What makes Chapter 13 powerful is how debtors can deal with secured debt. Most secured debt (except debts secured by the debtor's residence) can be reduced to the value of the property securing the debt and then paid back with interest over the length of the Chapter 13 plan. (If new proposed laws are passed, this same rule will even apply to home mortgages and distressed homeowners will be able to reduce their mortgages to the value of the property and then make payments over 30 or even 40 years). If a home value has dropped below the amount of the first lien or mortgage, then any junior liens (such as HELOCs) can be removed, or “stripped” from the property. Debtors can make regular payments on their home directly and make up delinquent payments over the length of the Chapter 13 plan using the Plan payments. Debtors who want to return cars, furniture, jewelry, or other property that act as loan collateral can do so and treat any remaining balance due as an unsecured debt. Sometimes Plans provide for the sale of property with the equity going into the Plan. Experienced bankruptcy attorneys, such as those in the Law Offices of Patrick M. Hunter can propose creative affordable Chapter 13 plans to fit most debtors that qualify to file a Chapter 13.

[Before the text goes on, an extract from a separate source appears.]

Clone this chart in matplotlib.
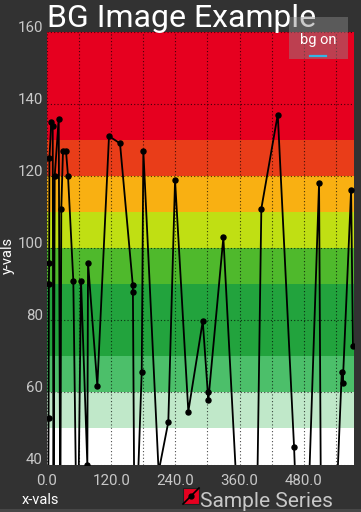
import matplotlib
matplotlib.use("Agg")
import matplotlib.pyplot as plt
from matplotlib.patches import Rectangle
from matplotlib.lines import Line2D

plt.rcParams['font.family'] = ['Roboto', 'DejaVu Sans']

# series values (points below 40 fall off the bottom of the plot)
xs = [2, 3, 3.5, 4, 4.5, 8.0, 10.7, 12.2, 14.4, 21.9, 24.9, 26.7, 29.9, 35.5, 39.3,
      49.2, 56.7, 63.6, 75.4, 76.7, 94.1, 115.9, 136.5, 160.3, 160.6, 164,
      177.1, 180.1, 208.7, 226.8, 239.4, 264.2, 291.2, 300.5, 301.6, 329.7,
      360, 392, 400.7, 431.4, 461.9, 472, 481, 508.6, 513, 537, 551.1, 553,
      568.5, 572]
ys = [20, 53, 90, 96, 125, 135, 134, 20, 120, 136, 20, 111, 127, 127, 120,
      91, 5, 91, 40, 96, 61.8, 131.1, 129.1, 89.9, 87.9, 10,
      65.8, 127, 38, 51.8, 118.9, 54.7, 79.8, 60.1, 57.8, 103,
      18, 22, 111, 137.1, 44.8, 5, -5, 118, 5, 15, 65.8, 62.7,
      116.1, 72.9]

# background image bands
band_edges = [40, 50, 60, 70, 90, 100, 110, 120, 130, 160]
band_colors = ['#ffffff', '#c0e8c9', '#4cbf6a', '#22a33d', '#4fb92c',
               '#c0df13', '#f9b012', '#e93d19', '#e6001f']

x_ticks = [0, 120, 240, 360, 480]
y_ticks = [40, 60, 80, 100, 120, 140, 160]

bg = '#323232'
fig = plt.figure(figsize=(3.61, 5.12), dpi=100, facecolor=bg)
ax = fig.add_axes([47/361, 1 - 464.5/512, 306.5/361, 432.5/512])
ax.set_facecolor(bg)

for i in range(len(band_colors)):
    ax.axhspan(band_edges[i], band_edges[i + 1], color=band_colors[i], lw=0, zorder=0)

ax.set_xlim(0, 573)
ax.set_ylim(40, 160)

ax.set_xticks(x_ticks)
ax.set_xticklabels(['%.1f' % v for v in x_ticks])
ax.set_xticks(range(60, 573, 60), minor=True)
ax.set_yticks(y_ticks)
ax.tick_params(length=0, colors='#c8c8c8', labelsize=10.8)
ax.tick_params(axis='x', which='both', length=0, pad=7)
ax.tick_params(axis='y', pad=3)
for lbl in ax.get_yticklabels():
    lbl.set_va('baseline')

ax.grid(True, which='both', color='black', alpha=0.7, lw=0.8, ls=(0, (1, 2)), zorder=1)
for s in ax.spines.values():
    s.set_visible(False)

ax.plot(xs, ys, color='black', lw=1.3, marker='o', ms=3.6, zorder=3)

# title
fig.text(182/361, 1 - 26.7/512, 'BG Image Example', color='white',
         fontsize=23, ha='center', va='baseline')

# toggle button
fig.add_artist(Rectangle((289/361, 1 - 59/512), 59/361, 42/512, transform=fig.transFigure,
                         facecolor='#8c8c8c', alpha=0.45, edgecolor='none', zorder=5))
fig.text(318.5/361, 1 - 44/512, 'bg on', color='white', fontsize=10.5,
         ha='center', va='baseline', zorder=6)
fig.add_artist(Line2D([310/361, 326/361], [1 - 56/512, 1 - 56/512], transform=fig.transFigure,
                      color='#33b5e5', lw=1.6, zorder=6))

# axis labels
fig.text(8/361, 1 - 255/512, 'y-vals', color='white', fontsize=10.5,
         rotation=90, ha='center', va='center')
fig.text(40/361, 1 - 500/512, 'x-vals', color='white', fontsize=10.5,
         ha='center', va='center')

# legend
fig.add_artist(Rectangle((183/361, 1 - 504/512), 16/361, 16/512, transform=fig.transFigure,
                         facecolor='#e6001f', edgecolor='#222222', lw=0.8))
fig.add_artist(Line2D([183/361, 199/361], [1 - 504/512, 1 - 488/512], transform=fig.transFigure,
                      color='black', lw=1.2))
fig.add_artist(Line2D([191/361], [1 - 496/512], transform=fig.transFigure,
                      color='black', marker='o', ms=3.5))
fig.text(200/361, 1 - 507/512, 'Sample Series', color='#c8c8c8', fontsize=15,
         ha='left', va='baseline')

# bottom strip
fig.add_artist(Rectangle((0, 0), 1, 3.5/512, transform=fig.transFigure,
                         facecolor='#474747', edgecolor='none'))

fig.savefig('out.png', dpi=100, facecolor=bg)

Rule No. 3: Elimination of the Debt.
Many, but not all debts are eliminated or paid in a Chapter 13 bankruptcy. This problem was made worse by the 2005 changes to the Bankruptcy Law. One of the biggest problems with Chapter 13 cases are non-dischargeable debts which have the same priority as regular unsecured debts. Under the law, these debts cannot be treated differently from other unsecured debts and may remain partially unpaid after the Chapter 13 case is over. While the Chapter 13 case is still going on, debtors are protected from collection efforts, but once the Plan is completed and the case is over, these non-dischargeable debts can be a problem again Here are some of the debts that fall into this category: (1) student loans; (2) debts related to divorce or separation which are NOT for support; (3) debts related to death or personal injury caused by drunk driving; (4) criminal fines or restitution payments; and (5) debts caused by intentional injuries.
Just like a Chapter 7, before obtaining a Chapter 13 discharge, the debtors must complete an approved course in financial management. There must also be a finding that the debtor is current in any child or spousal support payments and that there is no pending litigation that might impair a homestead exemption.